The Red Planet's Electric Secret
When you think of Mars, you probably picture endless red dunes and rust-colored rocks. It's easy to imagine the planet as dead and unchanging, just sitting there in space waiting for rovers to explore it. But here's the thing—Mars is actually constantly moving, constantly changing, and it's doing it in some pretty wild ways that scientists are only now starting to really understand.
The culprit? Dust. Specifically, dust that's electrically charged and sparking off reactions all over the place.
Static Electricity on a Planetary Scale
Imagine the last time you got shocked touching a doorknob. That little zap happened because your body built up static electricity. Now imagine that same thing happening across an entire planet, millions of times a day, with dust particles smashing into each other in massive storms.
That's basically what's happening on Mars right now.
Because Mars has such a thin atmosphere (we're talking about 1% of Earth's atmospheric pressure), the conditions are actually perfect for static electricity to build up and discharge. When dust particles collide during storms and those famous spinning dust devils, they create electrical fields that trigger something called electrostatic discharges (ESDs). It's like the planet is constantly snapping its own fingers and creating tiny lightning bolts.
These discharges might show up as faint glows in the Martian atmosphere—kind of like miniature auroras—and when they happen, they kick off a whole cascade of chemical reactions. We're not talking about small stuff either. These reactions are actually shaping Mars' chemistry at a fundamental level.
Building a Martian Laboratory
Here's where it gets really interesting. A researcher named Alian Wang at Washington University in St. Louis decided to stop guessing about what's happening on Mars and actually recreate it in the lab.
Her team built two special simulation chambers—with the delightfully geeky names PEACh and SCHILGAR—that mimic Martian conditions as closely as possible on Earth. Then they basically created dust storms and electrical discharges inside these chambers and watched what happened chemically.
The results were eye-opening. During these simulated Martian electrical events, the team observed tons of different chemical products being created: chlorine compounds, activated oxides, carbonates, and perchlorates. These aren't random laboratory oddities either—they're actually the same compounds that NASA rovers have detected on Mars itself. That's a pretty compelling match.
The Chlorine Mystery
One of the biggest puzzles Mars scientists have been trying to solve involves chlorine. The Martian surface is full of chloride deposits—salt basically—that were left behind by ancient water billions of years ago. But here's the weird part: the chlorine that rovers have detected shows a strange isotopic signature. The planet seems to have an unusual amount of lighter chlorine isotopes and a shortage of the heavier ones.
Wang's team thinks they've figured out why: the dust-driven electrical reactions are responsible.
By running their simulations and carefully analyzing the isotopes created during the electrical discharges, they found a consistent pattern.

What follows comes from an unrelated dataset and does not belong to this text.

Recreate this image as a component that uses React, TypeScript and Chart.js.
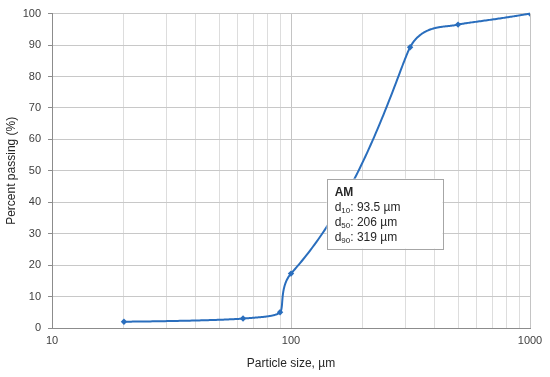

Heavy isotopes of chlorine, oxygen, and carbon were being depleted—which is basically the fingerprint of a process that's been running continuously on Mars for a long time.
Think of isotopes like a detective's clue. If you find the same pattern showing up again and again in different elements, it points to one major process being responsible. And that's exactly what Wang's findings show: dust-induced electrochemistry is the culprit.

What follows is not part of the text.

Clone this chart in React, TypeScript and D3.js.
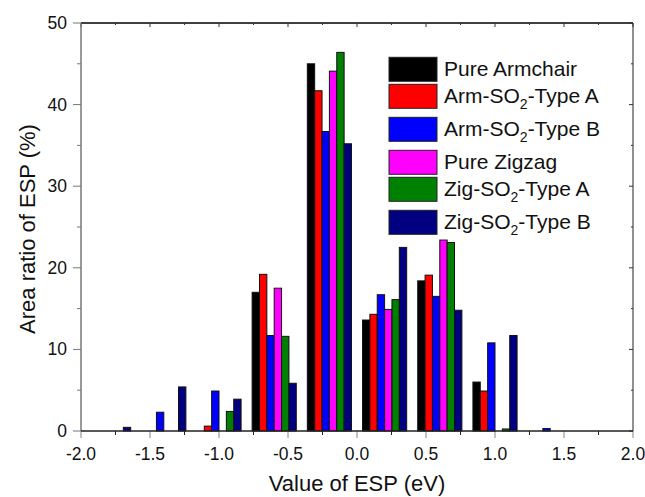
import React, { useRef, useEffect } from "react";
import * as d3 from "d3";

// bin centres of the ESP histogram (eV)
const bins = [-1.8, -1.4, -1.0, -0.6, -0.2, 0.2, 0.6, 1.0, 1.4];

const pureArmchair = [0, 0, 0, 17.0, 45.0, 13.6, 18.4, 6.0, 0];
const armTypeA = [0, 0, 0.6, 19.2, 41.7, 14.3, 19.1, 4.9, 0];
const armTypeB = [0, 2.3, 4.9, 11.7, 36.7, 16.7, 16.5, 10.8, 0.3];
const pureZigzag = [0, 0, 0, 17.5, 44.1, 14.9, 23.4, 0, 0];
const zigTypeA = [0, 0, 2.4, 11.6, 46.4, 16.1, 23.1, 0.25, 0];
const zigTypeB = [0.45, 5.4, 3.9, 5.85, 35.2, 22.5, 14.8, 11.7, 0];

const xTicks = [-2.0, -1.5, -1.0, -0.5, 0.0, 0.5, 1.0, 1.5, 2.0];
const yTicks = [0, 10, 20, 30, 40, 50];

interface Series {
  pre: string;
  sub?: string;
  post?: string;
  color: string;
  values: number[];
}

const series: Series[] = [
  { pre: "Pure Armchair", color: "#000000", values: pureArmchair },
  { pre: "Arm-SO", sub: "2", post: "-Type A", color: "#ff0000", values: armTypeA },
  { pre: "Arm-SO", sub: "2", post: "-Type B", color: "#0000ff", values: armTypeB },
  { pre: "Pure Zigzag", color: "#ff00ff", values: pureZigzag },
  { pre: "Zig-SO", sub: "2", post: "-Type A", color: "#008000", values: zigTypeA },
  { pre: "Zig-SO", sub: "2", post: "-Type B", color: "#000080", values: zigTypeB },
];

const W = 645;
const H = 497;
const margin = { left: 81, right: 12, top: 23, bottom: 66 };
const FONT = "'Liberation Sans', Arial, sans-serif";

export default function App() {
  const svgRef = useRef<SVGSVGElement>(null);

  useEffect(() => {
    if (!svgRef.current) return;
    const svg = d3.select(svgRef.current);
    svg.selectAll("*").remove();

    const x = d3
      .scaleLinear()
      .domain([-2, 2])
      .range([margin.left, W - margin.right]);
    const y = d3
      .scaleLinear()
      .domain([0, 50])
      .range([H - margin.bottom, margin.top]);

    // 80% of each 0.4 eV bin is filled by the 6 bars
    const groupPx = x(0.4 * 0.8) - x(0);
    const sub = d3
      .scaleBand<number>()
      .domain(series.map((_, i) => i))
      .range([-groupPx / 2, groupPx / 2]);

    const x0 = margin.left;
    const x1 = W - margin.right;
    const y0 = H - margin.bottom;
    const y1 = margin.top;

    // bars
    series.forEach((s, si) => {
      svg
        .append("g")
        .selectAll("rect")
        .data(s.values.map((v, i) => ({ v, b: bins[i] })).filter((d) => d.v > 0))
        .enter()
        .append("rect")
        .attr("x", (d) => x(d.b) + (sub(si) as number))
        .attr("y", (d) => y(d.v))
        .attr("width", sub.bandwidth())
        .attr("height", (d) => y(0) - y(d.v))
        .attr("fill", s.color)
        .attr("stroke", "#111")
        .attr("stroke-width", 1);
    });

    // frame
    svg.append("line").attr("x1", x0).attr("x2", x1).attr("y1", y1).attr("y2", y1)
      .attr("stroke", "#000").attr("stroke-width", 1.3);
    svg.append("line").attr("x1", x1).attr("x2", x1).attr("y1", y1).attr("y2", y0)
      .attr("stroke", "#555").attr("stroke-width", 1.3);

    // major + minor ticks
    const xMinor = d3.range(-2, 2.001, 0.25);
    const yMinor = d3.range(0, 50.001, 5);

    const ax = svg.append("g");
    xMinor.forEach((v) => {
      const major = Math.abs(v * 2 - Math.round(v * 2)) < 1e-6;
      ax.append("line")
        .attr("x1", x(v)).attr("x2", x(v))
        .attr("y1", y0).attr("y2", y0 + (major ? 7 : 4))
        .attr("stroke", major ? "#888" : "#222").attr("stroke-width", 1);
      ax.append("line")
        .attr("x1", x(v)).attr("x2", x(v))
        .attr("y1", y1).attr("y2", y1 + (major ? 4 : 2))
        .attr("stroke", "#333").attr("stroke-width", 1);
    });
    yMinor.forEach((v) => {
      const major = v % 10 === 0;
      ax.append("line")
        .attr("x1", x0 - (major ? 8 : 4)).attr("x2", x0)
        .attr("y1", y(v)).attr("y2", y(v))
        .attr("stroke", "#777").attr("stroke-width", 1);
      ax.append("line")
        .attr("x1", x1 - (major ? 4 : 2)).attr("x2", x1)
        .attr("y1", y(v)).attr("y2", y(v))
        .attr("stroke", "#333").attr("stroke-width", 1);
    });

    // axis lines
    svg.append("line").attr("x1", x0).attr("x2", x0).attr("y1", y1).attr("y2", y0)
      .attr("stroke", "#777").attr("stroke-width", 1.5);
    svg.append("line").attr("x1", x0).attr("x2", x1).attr("y1", y0).attr("y2", y0)
      .attr("stroke", "#222").attr("stroke-width", 1.5);

    // tick labels
    svg
      .append("g")
      .selectAll("text")
      .data(xTicks)
      .enter()
      .append("text")
      .attr("x", (d) => x(d))
      .attr("y", y0 + 29)
      .attr("text-anchor", "middle")
      .style("font-family", FONT)
      .style("font-size", "17.5px")
      .attr("fill", "#111")
      .text((d) => d.toFixed(1));

    svg
      .append("g")
      .selectAll("text")
      .data(yTicks)
      .enter()
      .append("text")
      .attr("x", x0 - 14)
      .attr("y", (d) => y(d) + 6)
      .attr("text-anchor", "end")
      .style("font-family", FONT)
      .style("font-size", "17.5px")
      .attr("fill", "#111")
      .text((d) => String(d));

    // axis titles
    svg
      .append("text")
      .attr("x", (x0 + x1) / 2)
      .attr("y", 491)
      .attr("text-anchor", "middle")
      .style("font-family", FONT)
      .style("font-size", "22px")
      .attr("fill", "#111")
      .text("Value of ESP (eV)");

    svg
      .append("text")
      .attr("transform", `translate(35, ${(y0 + y1) / 2 + 2}) rotate(-90)`)
      .attr("text-anchor", "middle")
      .style("font-family", FONT)
      .style("font-size", "22px")
      .attr("fill", "#111")
      .text("Area ratio of ESP (%)");

    // legend
    const lg = svg.append("g");
    let top = 57.3;
    series.forEach((s, i) => {
      if (i > 0) top += 27 + (series[i - 1].sub ? 6 : 0);
      lg.append("rect")
        .attr("x", 389)
        .attr("y", top)
        .attr("width", 48)
        .attr("height", 24)
        .attr("fill", s.color)
        .attr("stroke", "#222")
        .attr("stroke-width", 1);
      const t = lg
        .append("text")
        .attr("x", 444)
        .attr("y", top + 18.5)
        .style("font-family", FONT)
        .style("font-size", "21px")
        .attr("fill", "#111");
      t.append("tspan").text(s.pre);
      if (s.sub) {
        t.append("tspan").attr("dy", 6).style("font-size", "14px").text(s.sub);
        t.append("tspan").attr("dy", -6).text(s.post || "");
      }
    });
  }, []);

  return (
    <svg
      ref={svgRef}
      width={W}
      height={H}
      style={{ position: "absolute", left: 0, top: 0, background: "#fff" }}
    />
  );
}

Mars Isn't Like Earth at All
Here's what really blows my mind about this research: it shows just how fundamentally different Mars is from our own planet.
On Earth, we think about chemistry mostly happening through conventional chemical reactions—things dissolving in water, reactions with oxygen in our thick atmosphere, that sort of thing. Mars doesn't have liquid water at the surface anymore, and its atmosphere is so thin you'd need a spacesuit to breathe.
So instead, Mars has developed this completely different system. Electrical discharges in dust storms are driving chemical changes that are as significant as major chemical processes on Earth. The dust storms release chemicals into the thin atmosphere, where they get carried around, and eventually they settle back down and get redeposited on the surface. Some even penetrate into the subsurface. It's like Mars is running on a completely different energy source.
This helps explain features that rovers have been measuring and puzzling over. The unusual isotopic signatures, the presence of perchlorates, the way certain minerals form—all of it starts making sense when you realize that electricity in dust storms is a major player in Martian chemistry.
The Bigger Picture
What I find genuinely fascinating about this research is what it represents. For decades, we've been looking at Mars and wondering how it works. We've sent rovers and orbiters and mapped the planet pretty thoroughly. But understanding how it actually functions at a chemical level? That's been harder than you'd think.
Wang's work is filling in some real gaps. By doing controlled experiments and measuring isotopic ratios—basically using chemistry as a detective tool—her team has shown that a process we might have thought was minor is actually major.
And honestly, that's what good science does. It challenges our assumptions and reveals that the universe is often doing something far more interesting than we realized.
The next time you look up at Mars in the night sky, remember: that rusty-colored planet isn't sleepy or dormant. It's actively crackling with electricity, driving chemical reactions that reshape its surface bit by bit. It's a world that's very much alive in its own strange way.